I did carry a bunch up from the basement the last week as we had some nice weather and they needed to stretch their legs.
Great info though in case I ever need to.


----------



## Drptrch (Jan 29, 2018)

The manly way [emoji4][emoji4]


Erik


----------



## Drptrch (Jan 29, 2018)

But I’m thinking the new “Honey Badger” Saw carrier would be good




They ain’t bothered by nothing


Erik


----------



## madhatte (Jan 29, 2018)

edwardo said:


> there is a fun factor involved on the east coast. they think it's magic lol.



I can imagine! Even just the long bar probably looks like a unicorn.


----------



## chipper1 (Jan 29, 2018)

madhatte said:


> I can imagine!
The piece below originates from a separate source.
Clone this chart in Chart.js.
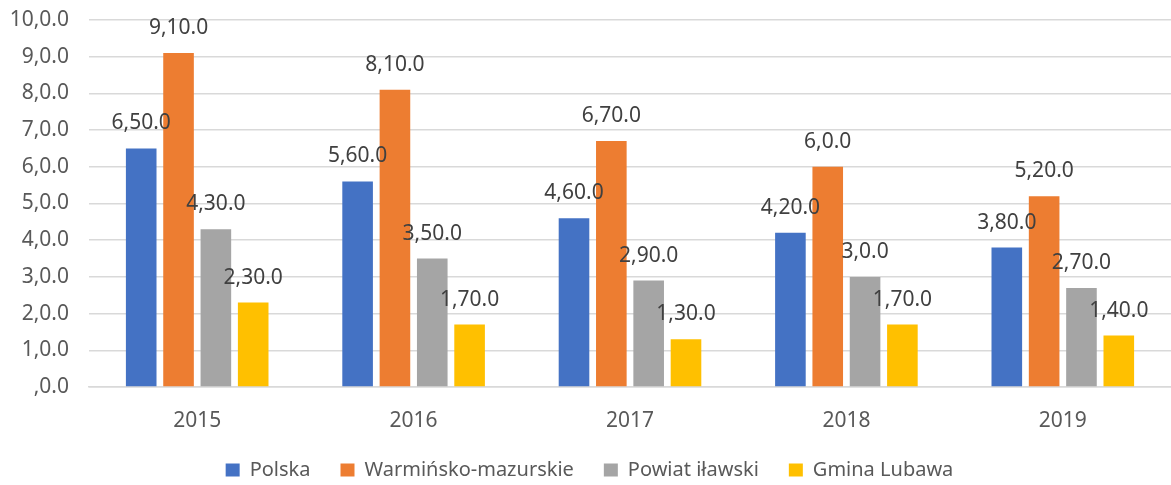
<!DOCTYPE html>
<html>
<head>
<meta charset="utf-8">
<script src="https://cdn.jsdelivr.net/npm/chart.js@4"></script>
<style>
  html, body { margin: 0; padding: 0; background: #fff; }
  #wrap { width: 1171px; height: 485px; }
</style>
</head>
<body>
<div id="wrap"><canvas id="chart"></canvas></div>
<script>
// Data
const years = ['2015', '2016', '2017', '2018', '2019'];
const polska = [6.5, 5.6, 4.6, 4.2, 3.8];
const warminsko = [9.1, 8.1, 6.7, 6.0, 5.2];
const powiat = [4.3, 3.5, 2.9, 3.0, 2.7];
const gmina = [2.3, 1.7, 1.3, 1.7, 1.4];
const yTickLabels = [',0.0', '1,0.0', '2,0.0', '3,0.0', '4,0.0', '5,0.0', '6,0.0', '7,0.0', '8,0.0', '9,0.0', '10,0.0'];

const FONT = '"Noto Sans", "Open Sans", sans-serif';

// the source uses an odd number format, e.g. 6.5 -> "6,50.0"
function fmt(v) {
    const i = Math.floor(v + 1e-9);
    const d = Math.round((v - i) * 10);
    return (i ? i : '') + ',' + (d ? d : '') + '0.0';
}

// draw value labels above bars
const valueLabels = {
    id: 'valueLabels',
    afterDatasetsDraw(chart) {
        const ctx = chart.ctx;
        ctx.save();
        ctx.font = '21px ' + FONT;
        ctx.fillStyle = '#404040';
        ctx.textAlign = 'center';
        ctx.textBaseline = 'alphabetic';
        chart.data.datasets.forEach((ds, i) => {
            chart.getDatasetMeta(i).data.forEach((bar, j) => {
                ctx.fillText(fmt(ds.data[j]), bar.x, bar.y - 19);
            });
        });
        ctx.restore();
    }
};

const ctx = document.getElementById('chart').getContext('2d');
new Chart(ctx, {
    type: 'bar',
    data: {
        labels: years,
        datasets: [
            { label: 'Polska', data: polska, backgroundColor: '#4472C4' },
            { label: 'Warmińsko-mazurskie', data: warminsko, backgroundColor: '#ED7D31' },
            { label: 'Powiat iławski', data: powiat, backgroundColor: '#A5A5A5' },
            { label: 'Gmina Lubawa', data: gmina, backgroundColor: '#FFC000' }
        ]
    },
    options: {
        responsive: true,
        maintainAspectRatio: false,
        animation: false,
        datasets: {
            bar: { categoryPercentage: 0.69, barPercentage: 0.82 }
        },
        layout: { padding: { left: 8, right: 0, top: 20, bottom: -5 } },
        plugins: {
            legend: {
                position: 'bottom',
                labels: {
                    font: { family: FONT, size: 20 },
                    color: '#595959',
                    boxWidth: 14,
                    boxHeight: 13,
                    padding: 30
                }
            },
            tooltip: { enabled: false }
        },
        scales: {
            y: {
                min: 0,
                max: 10,
                afterFit: function(scale) {
                    scale.width = 81;
                    scale.paddingTop = 0;
                    scale.paddingBottom = 0;
                },
                ticks: {
                    stepSize: 1,
                    padding: 20,
                    color: '#595959',
                    font: { family: FONT, size: 21 },
                    callback: function(value, index) {
                        return yTickLabels[index];
                    }
                },
                grid: { color: '#d9d9d9', lineWidth: 1.5, drawTicks: false },
                border: { display: false }
            },
            x: {
                afterFit: function(scale) { scale.height = 43; },
                ticks: {
                    color: '#595959',
                    padding: 21,
                    font: { family: FONT, size: 21 }
                },
                grid: { display: false, drawTicks: false },
                border: { color: '#d9d9d9', width: 1.5 }
            }
        }
    },
    plugins: [valueLabels]
});
</script>
</body>
</html>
Even just the long bar probably looks like a unicorn.


Heck guys here mostly log with 20's.


----------



## Drptrch (Jan 29, 2018)

How we do it out west ...



Happy Camp style 


Erik


----------



## chipper1 (Jan 29, 2018)

Drptrch said:


> How we do it out west ...
> 
> 
> 
> ...


That's a great pic, so realistic, you can tell it's a newer flippy cap saw .


----------



## fool skip (Jan 29, 2018)

When I first started cutting logs several older guys carried their saw with what they called a busheling strap. That was a piece of heater hose clamped to the top of the handle forming a loop. You stuck your arm through the loop up to your elbow and then grabbed under the bar in front of the dogs. Worked pretty good on heavy saws.


----------



## madhatte (Jan 29, 2018)

chipper1 said:


> That's a great pic, so realistic, you can tell it's a newer flippy cap saw .
> View attachment 629184



Here I was thinking "old-school green weenie"


----------



## chipper1 (Jan 30, 2018)

madhatte said:


> Here I was thinking "old-school green weenie"
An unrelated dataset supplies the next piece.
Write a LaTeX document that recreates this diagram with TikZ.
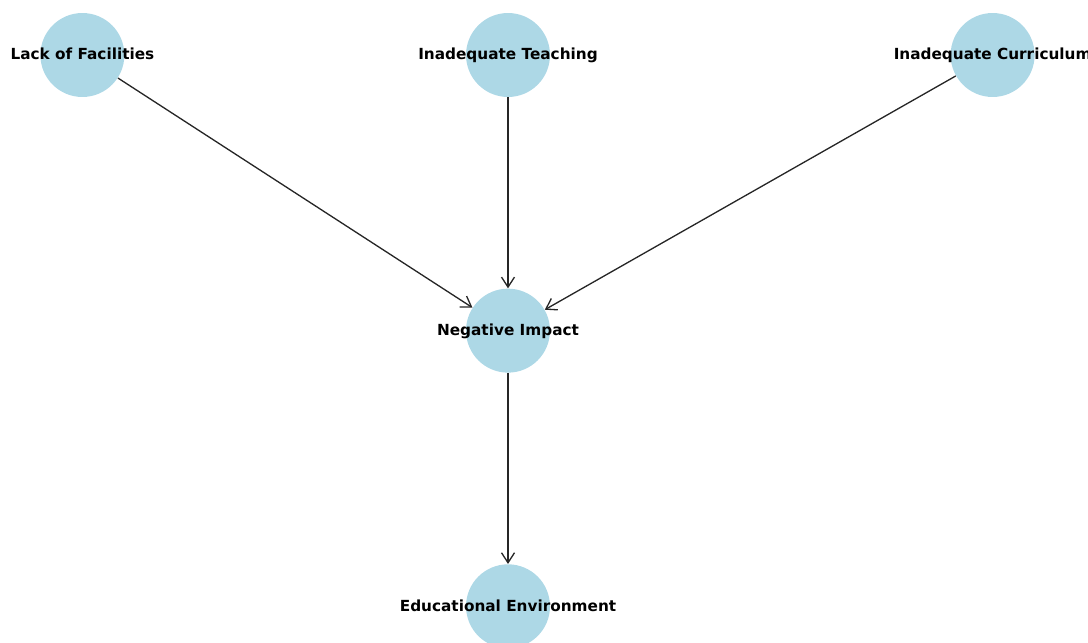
\documentclass[tikz,border=0pt]{standalone}
\usepackage{fontspec}
\setmainfont{DejaVu Sans}
\usetikzlibrary{positioning,arrows.meta}

\definecolor{nodeblue}{HTML}{ADD8E6}

\tikzset{
  factor/.style={circle, fill=nodeblue, minimum size=1.68cm, inner sep=0pt,
    label={[font=\bfseries\fontsize{8.7}{10}\selectfont, text=black,
      text height=0.75em, text depth=0.2em]center:#1}},
  link/.style={draw=black!85, line width=0.75pt, -{Straight Barb[length=2mm,width=2.6mm]}}
}

\begin{document}
\begin{tikzpicture}[x=0.02cm, y=-0.02cm, node distance=3.82cm]

      % Frame
      \path[use as bounding box, clip] (0,0) rectangle (1088,642);

      % Define nodes
      \node[factor={Inadequate Teaching}]                     (teach) at (508,55) {};
      \node[factor={Lack of Facilities}, left=6.82cm of teach]  (facil) {};
      \node[factor={Inadequate Curriculum}, right=8.0cm of teach] (curric) {};
      \node[factor={Negative Impact}, below=of teach]          (impact) {};
      \node[factor={Educational Environment}, below=of impact] (env) {};

      % Connect the nodes
      \draw[link] (facil) -- (impact);
      \draw[link] (teach) -- (impact);
      \draw[link] (curric) -- (impact);
      \draw[link] (impact) -- (env);

\end{tikzpicture}
\end{document}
I'm pretty sure that's a 461 if it's a picture from Erik


----------



## slowp (Jan 30, 2018)




----------



## madhatte (Jan 30, 2018)

Awwww, Benny, what a good dude.

(ain't a thing wrong with the saw, either)


----------



## Ryan'smilling (Jan 30, 2018)

slowp said:


> View attachment 629192



Good call, get the dog to carry the saw.


----------